Even for streaming, due to lag (which may worsen significantly when operational incidents occur), it is important to keep event time separate from processing time. The current implementation of the incremental materialization jobs will completely miss any data that arrived late, leading to data missing from the online store (inconsistency). This should not happen. Users who run standard/default/plain-Jane incremental materialization jobs at regular intervals should be able to rely on their Online Store having the same data that's in the Offline Store, as of the time that they ran the job.

I still wouldn't go as far as calling it a processing time field.

Well, what I'm saying is that currently it's used for both. If you want it to be solely an event time field, then materialization needs to stop using it as a processing time field. I don't think I'm reinterpreting the field, I'm just describing Feast's current (mis-)interpretation.

Just the fact the we have both load_timestamp and event_timestamp is probably enough to know what (at least) the intention behind the fields are.

What load_timestamp are you referring to? I don't see it in the code or in the docs.

there's even a feature in feast that an offline store will look at only the latest row (in terms of load_timestamp) if multiple rows for the same entity with exactly the same event_timestamp

I can't find anything about this either...

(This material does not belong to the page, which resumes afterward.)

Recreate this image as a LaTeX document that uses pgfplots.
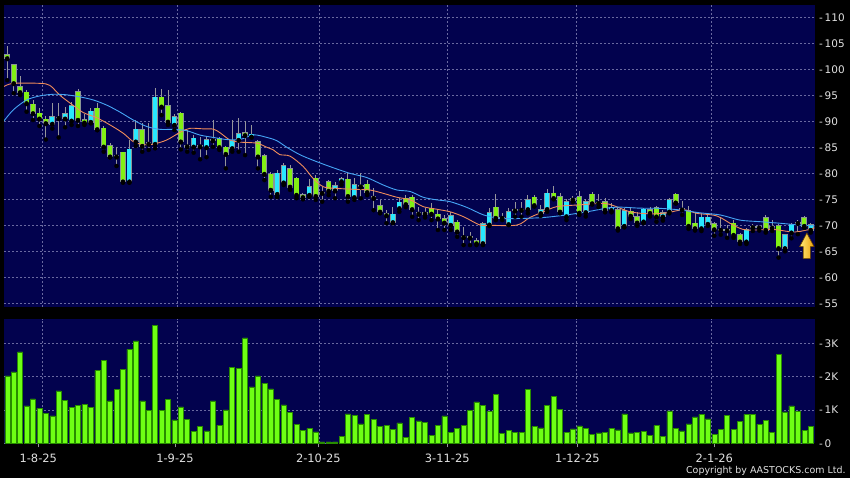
\documentclass[border=0pt]{standalone}
\usepackage{fontspec}
\setmainfont{DejaVu Sans}
\usepackage{pgfplots}
\usepackage{pgfplotstable}
\pgfplotsset{compat=1.18}

\definecolor{bgnavy}{RGB}{2,2,78}
\definecolor{gridc}{RGB}{105,105,160}
\definecolor{upc}{RGB}{40,232,255}
\definecolor{dnc}{RGB}{130,240,20}
\definecolor{edgec}{RGB}{140,150,150}
\definecolor{wickc}{RGB}{150,150,155}
\definecolor{volc}{RGB}{110,255,20}
\definecolor{voledge}{RGB}{40,140,0}
\definecolor{mashort}{RGB}{240,140,90}
\definecolor{malong}{RGB}{70,165,245}
\definecolor{txt}{RGB}{225,225,225}

% down days (green): i, body bottom (close), body top (open), high, low
\pgfplotstableread{
i bot top h l
0 102.1 102.75 104.5 97.9
1 97.3 100.8 101.1 95.4
2 95.57 96.65 98.7 95.05
3 93.45 95.57 96.0 91.85
4 91.53 93.26 94.1 90.25
5 90.5 91.53 92.5 89.1
6 89.6 90.4 91.0 86.5
8 90.6 90.75 93.45 86.9
11 90.25 95.7 96.14 89.1
12 89.73 90.25 91.5 89.3
14 88.45 92.5 93.45 88.3
15 85.1 88.64 89.1 84.16
16 83.2 85.25 85.76 83.07
17 83.2 83.35 85.1 81.4
18 78.4 84.03 84.16 78.2
21 85.25 88.32 89.73 84.16
22 85.65 85.8 89.73 84.5
24 92.8 94.6 96.14 91.2
25 89.9 93.0 96.0 89.3
27 86.08 91.53 91.85 84.6
28 85.15 85.3 88.3 84.16
30 85.15 85.3 87.0 82.7
32 86.3 86.45 90.25 85.1
33 85.0 86.7 87.0 84.5
34 83.7 85.0 85.25 80.95
37 87.3 87.8 90.1 83.5
39 83.2 86.08 86.4 80.95
40 79.86 83.3 83.8 78.7
41 76.8 79.8 80.3 75.5
44 77.4 80.83 81.6 76.8
45 75.83 79.03 79.35 75.2
46 75.38 75.83 76.3 75.0
48 75.6 79.03 79.67 74.9
49 76.2 76.35 77.4 74.55
50 76.6 78.4 78.7 75.8
53 75.6 78.84 80.0 74.55
55 77.43 77.68 80.0 75.2
56 76.34 77.9 78.7 75.8
57 75.25 75.5 77.1 72.9
58 72.6 73.7 74.9 72.3
59 71.9 72.17 72.9 70.4
62 74.03 75.2 75.8 73.5
63 73.07 75.38 75.8 71.65
64 72.2 72.35 73.6 71.0
65 72.2 72.35 73.3 71.5
66 72.2 73.26 74.2 71.0
67 71.28 72.1 72.9 69.1
68 70.5 71.28 72.0 69.1
70 68.78 70.57 71.0 67.8
71 67.7 67.85 69.7 66.2
72 67.6 67.75 68.8 66.2
73 66.5 67.05 67.5 66.2
76 71.4 73.45 76.0 71.0
77 71.4 71.55 72.3 71.0
79 72.8 72.95 74.55 71.65
80 72.95 73.1 74.55 71.65
82 73.84 75.38 75.8 73.6
85 75.2 76.15 77.6 75.0
86 72.6 75.5 76.3 72.3
88 74.9 75.05 75.6 74.5
89 72.4 75.5 76.6 72.0
91 74.2 75.95 76.4 74.0
92 74.25 74.4 76.0 73.5
93 72.95 74.5 75.3 72.5
95 69.4 72.95 73.5 69.0
97 71.8 72.7 73.5 71.2
98 70.5 71.66 72.6 69.9
100 72.35 73.0 73.6 71.7
101 71.66 73.3 73.7 70.7
104 74.35 75.95 76.2 74.2
105 73.0 73.15 74.7 72.0
106 69.86 72.75 73.7 69.3
107 69.4 70.37 72.6 69.0
110 69.2 70.25 70.6 68.0
111 69.1 69.25 71.6 68.2
112 69.0 69.15 70.0 67.6
113 68.13 70.37 71.0 67.6
114 66.85 68.13 68.6 66.4
116 69.6 69.75 70.2 68.9
117 69.55 69.7 70.1 69.0
118 69.1 71.46 72.0 68.6
119 69.5 69.65 71.0 68.9
120 65.57 69.86 70.2 63.8
123 70.4 70.55 71.0 68.3
124 69.86 71.46 71.7 69.5
}\downtab

% up days (cyan): i, body bottom (open), body top (close), high, low
\pgfplotstableread{
i bot top h l
7 89.5 90.9 93.6 88.6
9 90.5 91.4 92.8 88.85
10 90.1 92.94 93.77 89.3
13 89.86 91.9 92.5 89.6
19 78.4 84.6 86.4 78.2
20 86.08 88.45 90.25 85.25
23 85.63 94.6 96.33 84.8
26 89.3 90.9 91.5 88.3
29 85.1 86.7 87.4 83.97
31 85.0 86.5 87.0 83.1
35 84.8 86.27 90.25 84.16
36 86.4 87.55 90.57 84.16
38 87.0 87.5 89.3 87.0
42 76.0 80.0 80.6 75.4
43 78.2 81.47 81.9 77.75
47 75.83 77.43 79.0 75.5
51 76.66 77.6 78.4 75.2
52 78.45 78.97 79.35 77.75
54 75.38 77.75 79.03 74.9
60 70.57 72.1 73.6 70.4
61 73.26 74.4 75.2 72.6
69 70.06 71.85 72.6 69.1
74 66.53 70.25 70.7 66.2
75 70.12 72.43 73.26 69.86
78 70.19 72.6 73.26 70.06
81 73.07 74.87 75.8 72.3
83 72.3 73.0 74.0 71.8
84 73.1 76.15 77.0 72.6
87 71.7 74.5 75.0 71.0
90 72.5 74.5 75.0 71.7
94 72.9 73.3 74.2 72.5
96 69.86 72.8 73.3 69.6
99 70.7 73.07 73.4 70.4
102 71.66 72.4 73.0 70.9
103 72.6 74.86 75.2 72.3
108 69.4 71.53 72.3 68.9
109 70.25 71.53 72.4 69.9
115 66.85 69.1 69.4 66.4
121 65.57 68.13 68.4 65.0
122 68.58 70.05 70.5 67.5
125 69.1 70.05 70.5 68.6
}\uptab

% daily volume, thousands
\pgfplotstableread{
i v
0 2.02
1 2.14
2 2.74
3 1.12
4 1.33
5 1.05
6 0.90
7 0.82
8 1.57
9 1.29
10 1.07
11 1.13
12 1.16
13 1.07
14 2.19
15 2.48
16 1.27
17 1.62
18 2.22
19 2.82
20 3.07
21 1.27
22 0.98
23 3.54
24 0.98
25 1.32
26 0.70
27 1.09
28 0.72
29 0.36
30 0.51
31 0.37
32 1.27
33 0.54
34 1.00
35 2.28
36 2.25
37 3.16
38 1.69
39 2.02
40 1.80
41 1.63
42 1.32
43 1.15
44 0.92
45 0.57
46 0.39
47 0.45
48 0.34
49 0.04
50 0.04
51 0.04
52 0.20
53 0.88
54 0.84
55 0.58
56 0.87
57 0.72
58 0.50
59 0.53
60 0.42
61 0.61
62 0.17
63 0.78
64 0.67
65 0.62
66 0.24
67 0.53
68 0.82
69 0.32
70 0.44
71 0.53
72 0.98
73 1.24
74 1.14
75 0.96
76 1.46
77 0.30
78 0.38
79 0.33
80 0.33
81 1.62
82 0.50
83 0.46
84 1.14
85 1.40
86 1.02
87 0.33
88 0.43
89 0.52
90 0.45
91 0.26
92 0.31
93 0.33
94 0.45
95 0.40
96 0.88
97 0.31
98 0.32
99 0.35
100 0.24
101 0.53
102 0.21
103 0.97
104 0.45
105 0.37
106 0.58
107 0.79
108 0.87
109 0.73
110 0.26
111 0.41
112 0.83
113 0.41
114 0.65
115 0.87
116 0.87
117 0.57
118 0.69
119 0.32
120 2.67
121 0.94
122 1.12
123 0.95
124 0.38
125 0.50
}\voltab

\pgfplotsset{
  panel/.style={
    scale only axis, width=811bp,
    xmin=-0.51, xmax=125.67,
    axis background/.style={fill=bgnavy},
    axis line style={draw=none},
    major grid style={draw=gridc, dash pattern=on 2bp off 2bp, line width=0.6bp},
    ymajorgrids=true,
    ytick pos=right, yticklabel pos=right,
    y tick style={draw=none},
    yticklabel style={anchor=west, inner sep=0pt, xshift=4bp, text=txt,
      font=\fontsize{10.5}{12}\selectfont},
    extra x ticks={5.45,26.45,48.55,68.46,88.6,109.6},
    extra x tick labels={},
    extra x tick style={xmajorgrids=true, major tick length=0pt},
  },
  candle/.style={only marks, mark=none, forget plot,
    error bars/.cd, y dir=plus, y explicit, error mark=none},
}

\begin{document}
\begin{tikzpicture}
\fill[black] (0,0) rectangle (850bp,478bp);
\path[use as bounding box] (0,0) rectangle (850bp,478bp);

% price panel
\begin{axis}[panel,
  at={(4bp,171.3bp)}, anchor=south west, height=301.7bp,
  ymin=54.35, ymax=112.37,
  xtick=\empty,
  ytick={55,60,65,70,75,80,85,90,95,100,105,110},
  yticklabels={-\,55,-\,60,-\,65,-\,70,-\,75,-\,80,-\,85,-\,90,-\,95,-\,100,-\,105,-\,110},
]
% wicks
\addplot[candle, error bar style={line width=0.9bp, draw=wickc}]
  table[x=i, y=l, y error expr=\thisrow{h}-\thisrow{l}] {\downtab};
\addplot[candle, error bar style={line width=0.9bp, draw=wickc}]
  table[x=i, y=l, y error expr=\thisrow{h}-\thisrow{l}] {\uptab};
% body outlines
\addplot[candle, error bar style={line width=5.6bp, draw=edgec}]
  table[x=i, y expr=\thisrow{bot}-0.13, y error expr=\thisrow{top}-\thisrow{bot}+0.26] {\downtab};
\addplot[candle, error bar style={line width=5.6bp, draw=edgec}]
  table[x=i, y expr=\thisrow{bot}-0.13, y error expr=\thisrow{top}-\thisrow{bot}+0.26] {\uptab};
% bodies
\addplot[candle, error bar style={line width=4.2bp, draw=dnc}]
  table[x=i, y=bot, y error expr=\thisrow{top}-\thisrow{bot}] {\downtab};
\addplot[candle, error bar style={line width=4.2bp, draw=upc}]
  table[x=i, y=bot, y error expr=\thisrow{top}-\thisrow{bot}] {\uptab};

% short moving average
\addplot[mashort, line width=0.9bp, smooth, mark=none] coordinates {
(-0.5,96.7) (0.93,97.3) (5.09,97.3) (6.64,96.9) (8.2,95.0) (10.0,93.3) (11.8,91.7)
(13.9,90.7) (16.0,89.3) (18.05,87.7) (19.6,86.1) (21.2,85.5) (22.7,85.6) (24.8,86.4)
(26.9,87.9) (28.4,88.65) (30.5,88.55) (32.05,88.5) (33.1,87.8) (34.65,86.4) (36.2,86.0)
(38.8,85.8) (40.4,85.0) (41.4,84.5) (42.4,83.6) (44.0,83.3) (46.05,81.3) (47.6,79.0)
(49.2,77.4) (51.25,77.1) (54.4,76.9) (56.4,76.8) (58.5,76.15) (60.6,75.4) (62.7,74.9)
(64.7,73.6) (66.8,73.1) (68.9,72.6) (71.0,71.65) (73.55,70.05) (75.1,70.0) (79.3,70.05)
(81.3,71.5) (83.4,72.6) (85.5,73.6) (88.6,73.9) (92.7,74.2) (94.3,73.8) (96.9,72.6)
(100.0,72.2) (102.6,72.4) (105.2,73.0) (107.3,72.3) (110.4,71.8) (113.0,70.0) (115.0,69.1)
(119.2,69.2) (122.3,68.7) (124.4,69.1) (125.6,69.5)
};
% long moving average
\addplot[malong, line width=0.9bp, smooth, mark=none] coordinates {
(-0.5,90.1) (0.93,92.2) (3.0,94.1) (5.1,94.9) (7.2,95.2) (9.2,95.1) (11.3,94.7)
(13.4,94.1) (15.5,93.1) (17.5,91.8) (19.6,90.25) (21.7,89.0) (23.8,88.45) (25.8,88.45)
(27.9,88.2) (30.0,87.35) (32.05,86.9) (34.1,86.5) (36.2,86.5) (38.3,87.4) (40.4,86.9)
(41.9,86.3) (43.5,85.0) (45.5,83.6) (47.6,82.5) (50.2,81.3) (53.3,80.0) (55.9,79.2)
(58.5,77.75) (60.6,76.8) (62.7,76.5) (64.7,75.4) (66.8,74.9) (68.9,74.55) (71.5,73.45)
(74.1,72.0) (76.6,71.35) (79.3,71.3) (83.4,71.5) (87.0,72.0) (90.2,72.6) (93.3,73.3)
(95.3,73.5) (98.4,73.3) (101.6,73.26) (104.7,72.95) (107.8,72.4) (110.9,72.0) (114.0,71.0)
(117.1,70.7) (120.2,70.4) (123.3,70.05) (125.6,69.9)
};

% yellow arrow marker
\filldraw[shift={(axis cs:124.4,63.6)}, draw={rgb,255:red,110;green,70;blue,0},
  line width=0.6bp, left color={rgb,255:red,255;green,235;blue,120},
  right color={rgb,255:red,235;green,160;blue,10}]
  (-3.6bp,0bp) -- (3.6bp,0bp) -- (3.6bp,12bp) -- (7.2bp,12bp) -- (0bp,25.5bp)
  -- (-7.2bp,12bp) -- (-3.6bp,12bp) -- cycle;
\end{axis}

% volume panel
\begin{axis}[panel,
  at={(4bp,34.7bp)}, anchor=south west, height=124.3bp,
  ymin=0, ymax=3.73,
  ytick={0,1,2,3},
  yticklabels={-\,0,-\,1K,-\,2K,-\,3K},
  xtick={4.82,26.1,48.4,68.46,88.7,110},
  xticklabels={1-8-25,1-9-25,2-10-25,3-11-25,1-12-25,2-1-26},
  xtick pos=bottom, xtick align=outside,
  x tick style={draw=wickc, line width=0.8bp},
  major tick length=4bp,
  xticklabel style={anchor=north, inner sep=0pt, yshift=-6bp, text=txt,
    font=\fontsize{11.5}{13}\selectfont},
]
\addplot[ybar, bar width=5.0bp, fill=volc, draw=voledge, line width=0.5bp]
  table[x=i, y=v] {\voltab};
\end{axis}

\node[anchor=base east, text=txt, inner sep=0pt,
  font=\fontsize{9.5}{11}\selectfont] at (845.7bp,4.4bp) {Copyright by AASTOCKS.com Ltd.};
\end{tikzpicture}
\end{document}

Having said all that, I don't think I disagree with the practical implications of what you're saying though. For example, it might be a good idea to redesign incremental materializations in a way that takes into account processing time travel capabilities of some data sources (iceberg, delta) while disallowing their usage in other scenarios (or maybe very explicitly noting about the limitations if disallowing is too drastic).

Ya, agreed... at some point I hope to spend some time writing design proposals or code changes around this.